La Cotilla no deja de entrar y salir de casa. - ¿A qué viene tanto ajetreo? (le pregunté) - ¡Estoy disfrutando como nunca! - ¡¿De subir y bajar la escalera a toda pastilla?! - No sabes el tiempo que hacía que no ocurría algo así y lo hago ahora que ya tengo ciento y pico castañas. ¿Y el pecho que tengo? Sin pasar por quirófano, nena. Se ha desarrollado tarde pero ha valido la pena. No sabes la sensación de poderío que siento cuando oigo los piropos que me echan los albañiles de la finca de la esquina. ¡Si supiera a quién poner un altar, se lo pondría!

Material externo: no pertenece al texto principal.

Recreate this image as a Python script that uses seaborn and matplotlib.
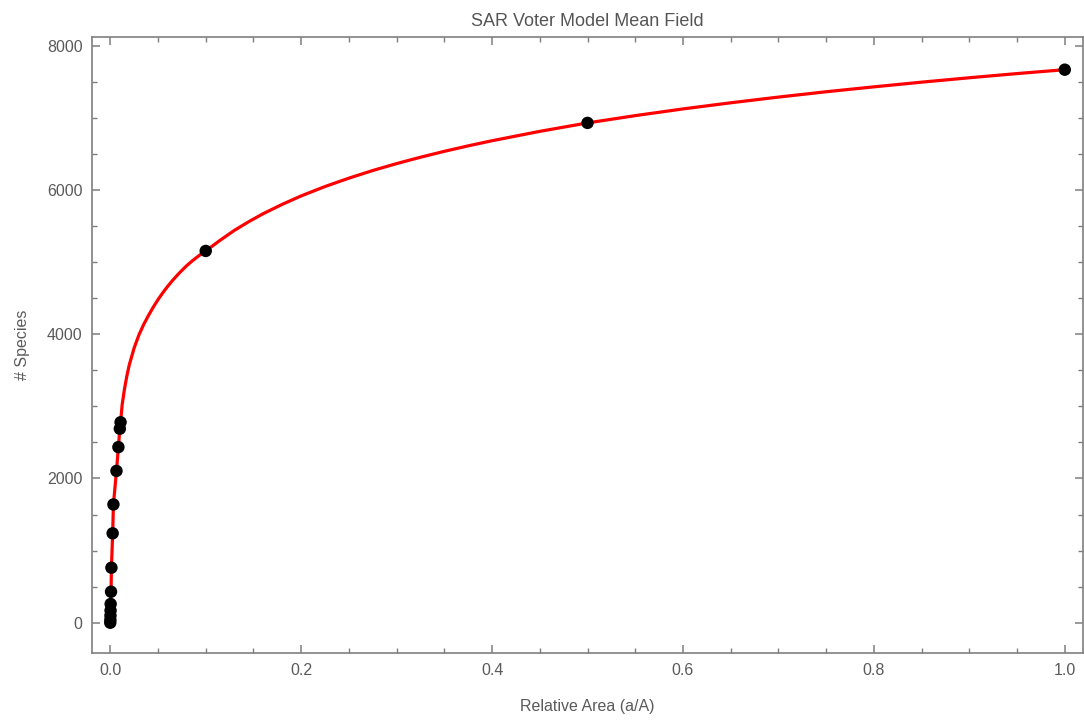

Menos mal que no lo sabe porque sería el fin de Pascualita. La Cotilla lo publicaría urbi et orbe. Ya me imagino colas de reporteros bajo el árbol de la calle, móviles en ristre para inmortalizar a la sirena que ha sobrevivido a los milenios con sus respectivos cambios climáticos.
Se lo estuve contando a la abuela a través del teléfono y por su voz comprendí que se la comía la envidia. - "¿No estás exagerando en cuanto a la hermosura de sus pechos?" - Que sí, que sí. Mira las veces que nos ha mordido a todas y nunca nos han quedado tan espectaculares.
Sin apenas darse cuenta, la obra de arte se fue desinflando. Entonces la Cotilla montó un altar en la salita dedicándolo a todo cuanto santo o santa se le ocurría. La habitación se llenó de estampas, imágenes, etc... Toda una imaginería variopinta de dioses desconocidos que no lograban parar el desastre que se avecinaba. Hasta que, un día colocó la estampa de la fuente de Neptuno de Madrid vestido con la camiseta del Atletic y la pérdida de turgencia se paró.